__What needs to be done__. Identify the lines that contain the word "with", then copy them.

__Listed records__.
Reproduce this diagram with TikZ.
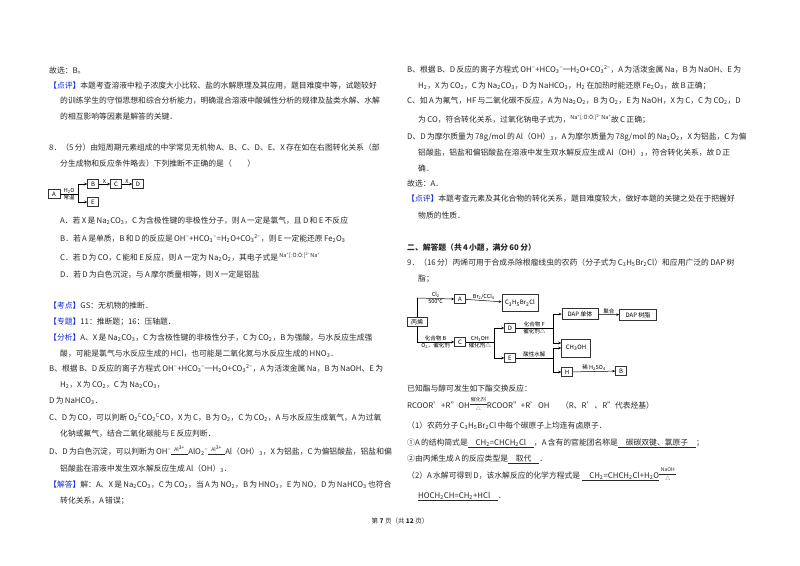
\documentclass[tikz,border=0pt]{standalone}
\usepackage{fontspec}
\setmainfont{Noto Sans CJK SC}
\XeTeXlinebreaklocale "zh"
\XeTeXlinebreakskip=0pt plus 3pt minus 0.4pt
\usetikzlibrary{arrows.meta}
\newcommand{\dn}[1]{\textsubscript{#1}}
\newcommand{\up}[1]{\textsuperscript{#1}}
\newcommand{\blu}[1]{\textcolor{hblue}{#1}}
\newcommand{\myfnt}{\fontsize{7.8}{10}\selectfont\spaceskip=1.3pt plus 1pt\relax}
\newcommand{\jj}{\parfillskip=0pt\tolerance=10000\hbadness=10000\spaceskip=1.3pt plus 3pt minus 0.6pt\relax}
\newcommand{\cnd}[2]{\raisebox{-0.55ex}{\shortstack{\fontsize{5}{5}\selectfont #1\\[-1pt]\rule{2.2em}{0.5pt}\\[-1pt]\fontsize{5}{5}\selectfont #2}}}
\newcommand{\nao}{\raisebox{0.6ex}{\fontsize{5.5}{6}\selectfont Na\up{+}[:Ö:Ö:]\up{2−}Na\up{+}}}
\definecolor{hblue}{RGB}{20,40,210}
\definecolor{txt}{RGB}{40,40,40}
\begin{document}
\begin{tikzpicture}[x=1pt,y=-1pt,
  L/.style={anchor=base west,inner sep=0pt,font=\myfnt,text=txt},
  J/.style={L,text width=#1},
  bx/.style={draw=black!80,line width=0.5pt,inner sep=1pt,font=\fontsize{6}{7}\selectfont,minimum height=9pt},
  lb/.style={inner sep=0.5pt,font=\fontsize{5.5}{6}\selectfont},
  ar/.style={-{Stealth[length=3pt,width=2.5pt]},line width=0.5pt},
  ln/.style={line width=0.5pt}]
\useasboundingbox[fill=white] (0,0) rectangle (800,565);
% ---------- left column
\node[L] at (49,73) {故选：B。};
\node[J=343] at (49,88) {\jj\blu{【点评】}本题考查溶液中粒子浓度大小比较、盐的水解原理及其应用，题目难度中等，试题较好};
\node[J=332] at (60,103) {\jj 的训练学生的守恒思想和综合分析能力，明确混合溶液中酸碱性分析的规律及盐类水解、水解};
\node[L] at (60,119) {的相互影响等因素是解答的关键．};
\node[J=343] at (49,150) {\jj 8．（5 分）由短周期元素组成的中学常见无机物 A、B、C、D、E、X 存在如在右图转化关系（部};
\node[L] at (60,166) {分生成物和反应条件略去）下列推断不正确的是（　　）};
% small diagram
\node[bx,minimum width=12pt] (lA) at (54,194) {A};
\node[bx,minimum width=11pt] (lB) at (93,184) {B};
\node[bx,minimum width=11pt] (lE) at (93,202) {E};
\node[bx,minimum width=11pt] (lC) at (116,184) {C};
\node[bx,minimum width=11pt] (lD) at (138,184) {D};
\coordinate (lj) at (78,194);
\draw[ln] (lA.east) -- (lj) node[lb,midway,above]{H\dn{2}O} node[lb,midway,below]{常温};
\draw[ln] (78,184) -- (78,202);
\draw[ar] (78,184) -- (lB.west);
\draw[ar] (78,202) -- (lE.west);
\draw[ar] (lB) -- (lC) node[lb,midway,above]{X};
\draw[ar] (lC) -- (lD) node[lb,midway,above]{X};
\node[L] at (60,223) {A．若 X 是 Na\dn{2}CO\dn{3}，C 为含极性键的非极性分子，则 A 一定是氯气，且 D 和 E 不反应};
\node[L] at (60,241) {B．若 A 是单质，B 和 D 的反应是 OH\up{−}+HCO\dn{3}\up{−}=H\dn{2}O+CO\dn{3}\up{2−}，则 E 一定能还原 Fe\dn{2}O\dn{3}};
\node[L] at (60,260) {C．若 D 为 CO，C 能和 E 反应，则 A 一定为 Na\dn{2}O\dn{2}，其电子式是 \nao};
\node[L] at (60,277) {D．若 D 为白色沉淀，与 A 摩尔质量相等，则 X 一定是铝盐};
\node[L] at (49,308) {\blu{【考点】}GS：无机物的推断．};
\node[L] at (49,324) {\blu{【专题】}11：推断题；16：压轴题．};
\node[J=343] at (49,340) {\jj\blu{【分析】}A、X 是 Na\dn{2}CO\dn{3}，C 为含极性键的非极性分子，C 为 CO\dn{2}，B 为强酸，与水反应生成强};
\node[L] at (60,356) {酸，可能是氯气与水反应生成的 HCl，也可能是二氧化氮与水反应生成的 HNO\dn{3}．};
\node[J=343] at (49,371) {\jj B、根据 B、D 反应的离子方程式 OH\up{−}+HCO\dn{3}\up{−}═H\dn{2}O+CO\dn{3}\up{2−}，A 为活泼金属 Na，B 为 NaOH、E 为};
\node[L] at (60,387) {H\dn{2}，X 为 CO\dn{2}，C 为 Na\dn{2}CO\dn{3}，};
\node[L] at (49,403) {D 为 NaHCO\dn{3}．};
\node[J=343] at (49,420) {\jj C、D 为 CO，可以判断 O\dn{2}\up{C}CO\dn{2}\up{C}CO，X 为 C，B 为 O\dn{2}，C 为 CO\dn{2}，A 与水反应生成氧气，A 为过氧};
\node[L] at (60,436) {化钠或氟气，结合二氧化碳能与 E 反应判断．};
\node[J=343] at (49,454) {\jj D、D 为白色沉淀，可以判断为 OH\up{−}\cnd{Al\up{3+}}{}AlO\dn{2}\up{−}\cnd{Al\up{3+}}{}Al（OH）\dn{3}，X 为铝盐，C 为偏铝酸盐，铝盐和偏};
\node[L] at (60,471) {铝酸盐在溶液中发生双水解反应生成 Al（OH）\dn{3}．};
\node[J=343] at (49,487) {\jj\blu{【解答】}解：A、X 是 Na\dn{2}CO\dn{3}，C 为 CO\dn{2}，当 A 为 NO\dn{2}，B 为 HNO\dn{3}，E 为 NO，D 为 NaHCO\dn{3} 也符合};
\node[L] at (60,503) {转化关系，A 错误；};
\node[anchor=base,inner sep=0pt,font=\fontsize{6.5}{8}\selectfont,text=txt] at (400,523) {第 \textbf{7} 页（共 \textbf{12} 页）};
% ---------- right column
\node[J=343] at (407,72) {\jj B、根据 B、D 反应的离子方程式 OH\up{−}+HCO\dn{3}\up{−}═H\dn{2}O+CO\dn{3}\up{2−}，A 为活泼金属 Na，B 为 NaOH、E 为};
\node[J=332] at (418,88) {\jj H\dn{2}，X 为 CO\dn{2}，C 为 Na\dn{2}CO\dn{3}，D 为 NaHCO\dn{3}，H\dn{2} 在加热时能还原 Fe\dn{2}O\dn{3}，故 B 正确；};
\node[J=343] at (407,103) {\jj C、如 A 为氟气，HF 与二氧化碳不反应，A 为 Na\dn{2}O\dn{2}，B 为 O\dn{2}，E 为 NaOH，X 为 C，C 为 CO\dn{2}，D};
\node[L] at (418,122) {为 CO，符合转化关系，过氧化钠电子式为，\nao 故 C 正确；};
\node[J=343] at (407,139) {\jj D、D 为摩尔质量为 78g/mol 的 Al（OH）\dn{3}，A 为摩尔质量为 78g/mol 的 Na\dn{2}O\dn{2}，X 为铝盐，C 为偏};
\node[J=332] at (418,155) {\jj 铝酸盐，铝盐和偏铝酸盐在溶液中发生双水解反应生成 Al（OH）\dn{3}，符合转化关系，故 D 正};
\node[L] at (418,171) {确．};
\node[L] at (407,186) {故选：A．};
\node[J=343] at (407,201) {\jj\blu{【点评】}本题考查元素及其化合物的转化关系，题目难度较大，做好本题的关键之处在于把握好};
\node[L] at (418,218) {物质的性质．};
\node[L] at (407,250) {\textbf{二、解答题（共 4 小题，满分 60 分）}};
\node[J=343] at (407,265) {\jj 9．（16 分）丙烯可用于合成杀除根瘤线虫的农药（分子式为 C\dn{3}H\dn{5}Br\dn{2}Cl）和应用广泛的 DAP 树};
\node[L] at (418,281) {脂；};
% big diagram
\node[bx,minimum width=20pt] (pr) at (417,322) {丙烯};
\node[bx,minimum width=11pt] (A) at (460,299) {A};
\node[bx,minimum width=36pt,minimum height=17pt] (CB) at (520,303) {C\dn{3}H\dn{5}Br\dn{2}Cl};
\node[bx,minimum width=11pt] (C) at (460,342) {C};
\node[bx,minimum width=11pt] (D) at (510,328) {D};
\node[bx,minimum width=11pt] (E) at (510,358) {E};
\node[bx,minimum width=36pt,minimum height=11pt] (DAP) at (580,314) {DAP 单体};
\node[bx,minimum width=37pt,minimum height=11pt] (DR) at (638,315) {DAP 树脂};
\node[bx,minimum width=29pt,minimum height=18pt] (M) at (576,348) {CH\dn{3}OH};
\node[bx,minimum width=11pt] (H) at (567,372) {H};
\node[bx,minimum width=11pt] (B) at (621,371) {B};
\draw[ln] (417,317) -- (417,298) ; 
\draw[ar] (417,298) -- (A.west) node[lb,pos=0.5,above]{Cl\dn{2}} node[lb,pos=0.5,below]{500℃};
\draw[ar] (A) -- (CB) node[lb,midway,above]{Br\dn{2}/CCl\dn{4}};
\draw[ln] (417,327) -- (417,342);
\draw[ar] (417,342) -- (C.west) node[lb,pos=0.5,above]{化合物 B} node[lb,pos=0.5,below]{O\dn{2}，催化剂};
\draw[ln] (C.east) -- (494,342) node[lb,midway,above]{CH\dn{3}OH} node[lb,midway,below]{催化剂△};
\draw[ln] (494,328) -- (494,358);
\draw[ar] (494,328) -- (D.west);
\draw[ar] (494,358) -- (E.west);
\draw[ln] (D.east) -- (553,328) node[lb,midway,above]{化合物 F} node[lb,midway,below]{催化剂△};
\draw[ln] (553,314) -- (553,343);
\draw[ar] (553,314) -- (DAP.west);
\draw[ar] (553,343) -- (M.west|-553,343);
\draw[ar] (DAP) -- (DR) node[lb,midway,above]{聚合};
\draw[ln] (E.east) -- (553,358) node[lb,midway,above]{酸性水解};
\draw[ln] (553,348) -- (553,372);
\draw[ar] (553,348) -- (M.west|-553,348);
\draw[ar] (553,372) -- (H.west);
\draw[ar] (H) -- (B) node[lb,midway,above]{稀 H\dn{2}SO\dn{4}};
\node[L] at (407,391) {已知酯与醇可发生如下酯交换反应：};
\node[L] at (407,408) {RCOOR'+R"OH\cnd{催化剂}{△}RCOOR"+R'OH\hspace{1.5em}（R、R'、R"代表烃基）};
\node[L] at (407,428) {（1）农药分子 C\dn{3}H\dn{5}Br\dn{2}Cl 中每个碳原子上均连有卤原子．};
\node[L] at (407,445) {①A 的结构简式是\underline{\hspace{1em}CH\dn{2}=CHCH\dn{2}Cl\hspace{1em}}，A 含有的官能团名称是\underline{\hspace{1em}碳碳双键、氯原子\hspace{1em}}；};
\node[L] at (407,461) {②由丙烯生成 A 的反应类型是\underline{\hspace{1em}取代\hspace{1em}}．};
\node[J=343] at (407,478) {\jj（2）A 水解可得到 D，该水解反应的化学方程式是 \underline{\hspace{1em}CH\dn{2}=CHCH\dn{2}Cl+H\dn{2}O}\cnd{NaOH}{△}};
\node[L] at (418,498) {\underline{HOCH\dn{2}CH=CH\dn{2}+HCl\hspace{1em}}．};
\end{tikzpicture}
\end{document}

---

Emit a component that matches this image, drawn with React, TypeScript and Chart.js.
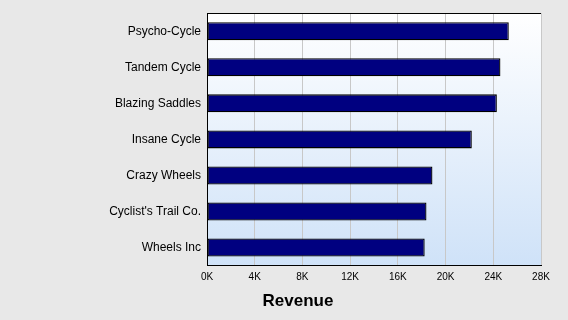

...

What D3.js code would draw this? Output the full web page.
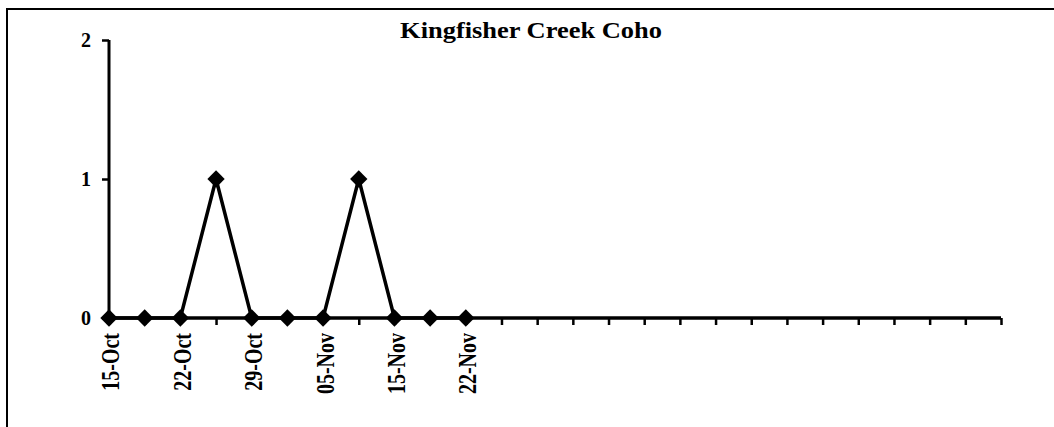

__Result for this task__.
Reproduce this diagram with TikZ.
Emit a component that matches this image, drawn with React, TypeScript and Chart.js.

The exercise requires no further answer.